If enacted, the measure, it is estimated, will result in the expulsion of about 200,000 Jews. Of this number 50,000 Jewish refugees from Germany would be affected, since the bill is specifically directed against persons who have settled in France during the past two years.

A large group of deputies have announced their intention to oppose the bill on the grounds that it affects political refugees.

CHARGE ORDERS ARE IGNORED

“Are these refugees,” these deputies ask, “to be put in the same category as convicts simply because they have no country to go to?”

The excuse given by proponents of the bill is that the police are experiencing great difficulty in enforcing the existing measures against “undesirable aliens.” Because the police are unable to keep a close watch on them, many foreigners have chosen to ignore deportation warrants served on them by the authorities.

Foreigners who have not complied with orders to leave the country are liable to prison sentences. This, however, proponents of the bill assert, has not proved a deterrent. Those arrested and jailed, it is pointed out, have served their sentences and have gone on living in France in the hope that their presence would remain undiscovered.

To obviate this evasion of the l#w the bill proposes that such aliens who have disobeyed deportation orders be condemned to not less than one year and not more than five years in prison. Old offenders would be deported to convict settlements in Guiana or elsewhere.

SEEK “NANSEN” RELIEF

Among the deputies opposing the bill the opinion is being expressed that the time is ripe for intervention by the Nansen Relief Committee at Geneva.

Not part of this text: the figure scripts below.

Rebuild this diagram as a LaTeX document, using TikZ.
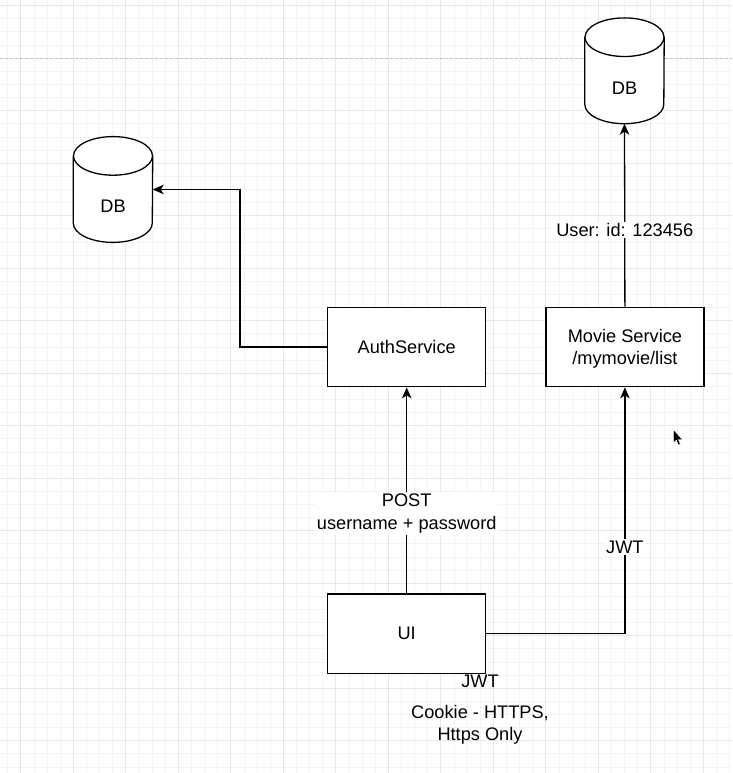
\documentclass[tikz,border=0pt]{standalone}
\usepackage{fontspec}
\setmainfont{Liberation Sans}
\usetikzlibrary{arrows.meta}

\definecolor{gridminor}{HTML}{F4F4F6}
\definecolor{gridmajor}{HTML}{E7E7E9}
\definecolor{pagebreak}{HTML}{C4C4C4}

\newcommand\diafont{\fontsize{18.2pt}{22.6pt}\selectfont}

\tikzset{
  box/.style={draw=black, fill=white, line width=1.3pt, minimum width=158pt,
    minimum height=79.4pt, inner sep=0pt, align=center, font=\diafont, text depth=0pt},
  dbnode/.style={minimum width=79pt, minimum height=105.4pt, inner sep=0pt},
  dbtext/.style={font=\diafont, inner sep=0pt},
  conn/.style={draw=black, line width=1.3pt},
  arr/.style={conn, -{Stealth[length=11pt, width=9.5pt, inset=3pt]}},
  elabel/.style={fill=white, inner sep=1.5pt, font=\diafont, align=center},
  txt/.style={font=\diafont, align=center, inner sep=0pt},
}

% database cylinder drawn over the frame of a named node
\newcommand\drawdb[1]{%
  \fill[white] ([yshift=-19.3pt]#1.north west) -- ([yshift=19.3pt]#1.south west)
    arc[start angle=180, end angle=360, x radius=39.5pt, y radius=19.3pt]
    -- ([yshift=-19.3pt]#1.north east)
    arc[start angle=0, end angle=180, x radius=39.5pt, y radius=19.3pt] -- cycle;
  \draw[conn] ([yshift=-19.3pt]#1.north) ellipse [x radius=39.5pt, y radius=19.3pt];
  \draw[conn] ([yshift=-19.3pt]#1.north west) -- ([yshift=19.3pt]#1.south west)
    arc[start angle=180, end angle=360, x radius=39.5pt, y radius=19.3pt]
    -- ([yshift=-19.3pt]#1.north east);
}

\begin{document}
\begin{tikzpicture}[x=1pt, y=-1pt]
\useasboundingbox (0,0) rectangle (732,773);
\fill[white] (0,0) rectangle (732,773);

% background grid
\foreach \k in {0,...,55}
  \draw[gridminor, line width=0.9pt] ({7.7+13.125*\k},0) -- ({7.7+13.125*\k},773);
\foreach \k in {0,...,58}
  \draw[gridminor, line width=0.9pt] (0,{5.7+13.125*\k}) -- (732,{5.7+13.125*\k});
\foreach \k in {0,...,13}
  \draw[gridmajor, line width=0.9pt] ({20.8+52.5*\k},0) -- ({20.8+52.5*\k},773);
\foreach \k in {0,...,14}
  \draw[gridmajor, line width=0.9pt] (0,{5.7+52.5*\k}) -- (732,{5.7+52.5*\k});

% page break
\draw[pagebreak, line width=0.8pt, dash pattern=on 3pt off 2pt] (0,58.3) -- (732,58.3);

% databases
\node[dbnode] (dbL) at (113,189.5) {};
\drawdb{dbL}
\node[dbtext] (dbLtext) at (113,206.7) {DB};

\node[dbnode] (dbR) at (624.5,70.8) {};
\drawdb{dbR}
\node[dbtext] (dbRtext) at (624.5,88.3) {DB};

% services
\node[box] (auth) at (406.7,347) {AuthService};
\node[box] (movie) at (624.9,347) {Movie Service\\/mymovie/list};
\node[box] (ui) at (406.7,633.7) {UI};

\coordinate (bend) at (240,347);

% connectors
\draw[arr] (ui.north) -- node[elabel, pos=0.4, yshift=-2.5pt] (postlbl) {POST\\username + password} (auth.south);
\draw[arr] (auth.west) -| (bend |- dbL.east) -- (dbL.east);
\draw[arr] (ui.east) -| node[elabel, pos=0.676] (jwtlbl) {JWT} (movie.south);
\draw[arr] (movie.north) -- node[elabel, pos=0.42] (userlbl) {User: id: 123456} (dbR.south);

% notes below the UI
\node[txt] (jwtnote) at (480,681.7) {JWT};
\node[txt] (cookie) at (480,724.8) {Cookie - HTTPS,\\Https Only};

% mouse pointer
\fill[black, draw=white, line width=0.4pt] (673.3,429.5) -- (673.3,443) -- (676.3,440.2)
  -- (678.4,445) -- (680.3,444.2) -- (678.3,439.5) -- (682.3,439.5) -- cycle;
\end{tikzpicture}
\end{document}
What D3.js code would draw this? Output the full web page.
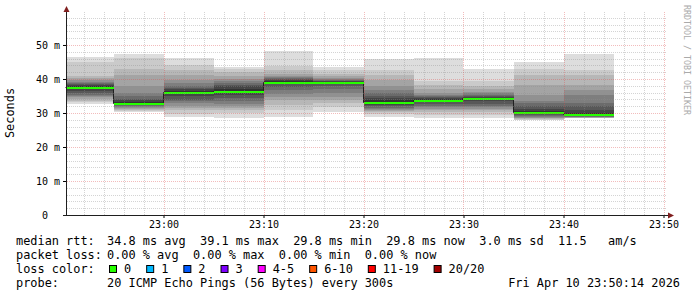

While this committee is conceded to have done useful work on behalf of the refugees, its resolutions have never received full practical application.

One deputy has offered an amendment to the bill suggesting that expulsions be decided upon by a committee of three. The amendment also urges that the offender be given the benefit of legal assistance.

Should this amendment to the bill be adopted, it is believed here that refugees will no longer be subject to the whims of some ill-tempered police official anxious to rid France at any price of “the foreigners.”